Region Is Off in Wrong Direction
A front page Washington Post article on Sunday ["Tech Firm Activism Worries Neighbors," Aug. 22] addresses the focus of Region, the organization of high-tech and other local businesses addressing economic development issues that impact the local economy. For the residents of the Northern Virginia high-tech corridor, the purpose and message of this group should be viewed very cautiously. Region's message should be viewed as "your tax dollars for highway construction that benefit rich developers." Local developers love this strategy. They can hide behind this "concerned" business group's message of addressing regional transportation and new schools all funded at the citizens' expense, while they get rich off the resulting development sprawl.
Region is missing the point. Quality of life is not constant road development or expansion followed by more sprawl and higher taxes for services and schools. In Loudoun County, the local citizens clearly vocalized their concerns over sprawl in the recent Republican primary elections. The citizens' message was one of smart growth and to conserve and protect our rural lands. No one voted to pave over Northern Virginia in these elections. The quality of life in Loudoun is promoted by its rural character and a slower pace of life--not excessive roads and interchanges.
As a former resident of Silicon Valley, I witnessed the never-ending road projects that were supposed to help address the traffic gridlock. In the end, these expanded roads and the resulting housing sprawl and strip malls that followed created more gridlock and further expansion into rural areas. It goes on and on.
There is a lesson to be learned here, and therefore the message of Region does not impress me. Many of us look up to high-tech companies and their leaders as visionaries for the future. Unfortunately, the members of Region have no vision for the future of this area other than to have taxpayers finance the roads and fatten the pockets of the developers as their land values increase, the sprawl continues and the quality of life diminishes.

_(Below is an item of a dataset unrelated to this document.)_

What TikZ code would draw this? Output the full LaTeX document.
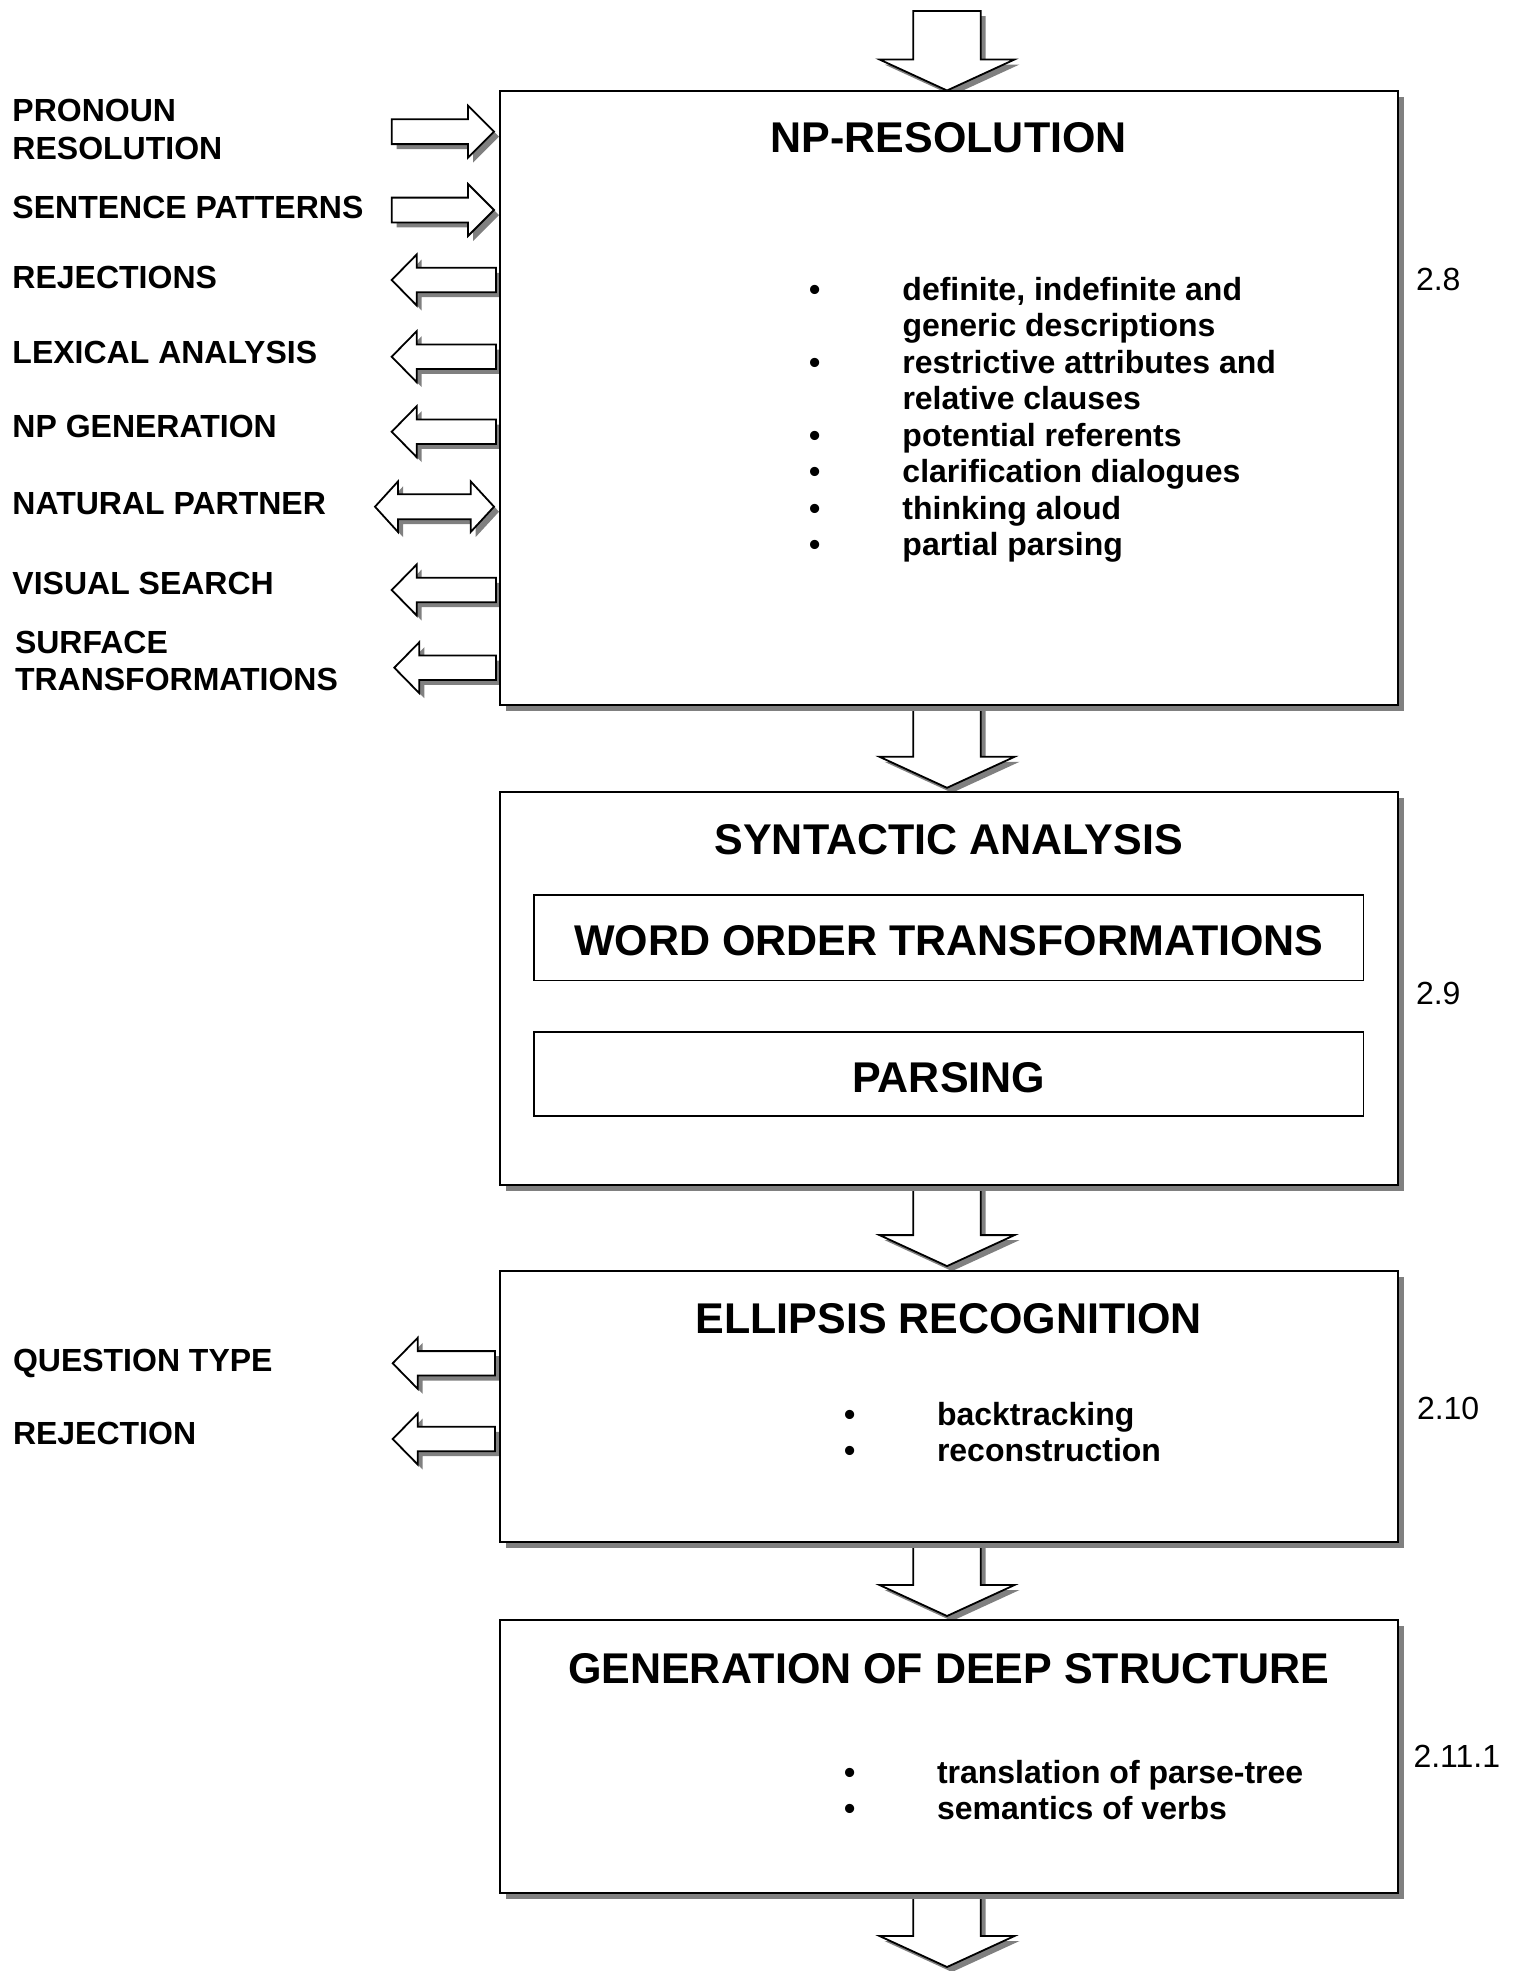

Contesting Prosecutor's Account
I feel the need to respond to the answer Commonwealth's Attorney Robert D. Anderson (R) gave to Mr. Jerry L. Johnson [Anderson's Democratic challenger] during the recent debate at the Kiwanis Club ["Prosecutor, Foe Face Off Live," Aug. 26] in reference to my dealings with the Commonwealth's Attorney's Office during the preliminary trial of Jack Huffman, the man who eventually pleaded guilty to stealing my equipment.
I felt the assistant attorney failed to do his job and did not properly address the defense attorney's attempt at reducing the dollar amount related to the theft. In fact, I felt it odd after having made a list of the stolen items (I was told this list was necessary for prosecution) for the investigating officer that included many items other than those the commonwealth's attorney asked me about. That is why (and it did happen) I asked the judge if I could bring the additional items to light. I am not savvy to all aspects of the law, but even I could see that the defense attorney was trying to reduce the dollar amount to plead a lesser charge for his client--that is his job.
I was hesitant at first to ask, but after looking over to the prosecuting attorney and seeing no response, I felt the need to address these items--that was his job. According to Anderson, he could not find any reference to my addressing these items to the judge, and that does not surprise me now.
After the preliminary trial, a trial date was set and I was subpoenaed to be present at trial. At no time was I contacted by the Commonwealth's Attorney's Office. On that date, I went to the courthouse, sat for hours just to be told by a bailiff that the case had been pleaded out of court days prior and he was sorry. He told me that this has happened "more times than you think and you should go to the commonwealth's office and complain." Of course, this is probably not in Mr. Anderson's computer either.
I do not have a habit of making things up, and if I am wrong, admit to it. Sadly, to date my shop has been vandalized on numerous occasions to the tune of hundreds of dollars. I have not pursued any legal avenues because of my experience with the court system and Anderson. In returning to the statement by Anderson about not finding my statement to the judge on his computer, I guess I should have done the court stenographer's job for him, too.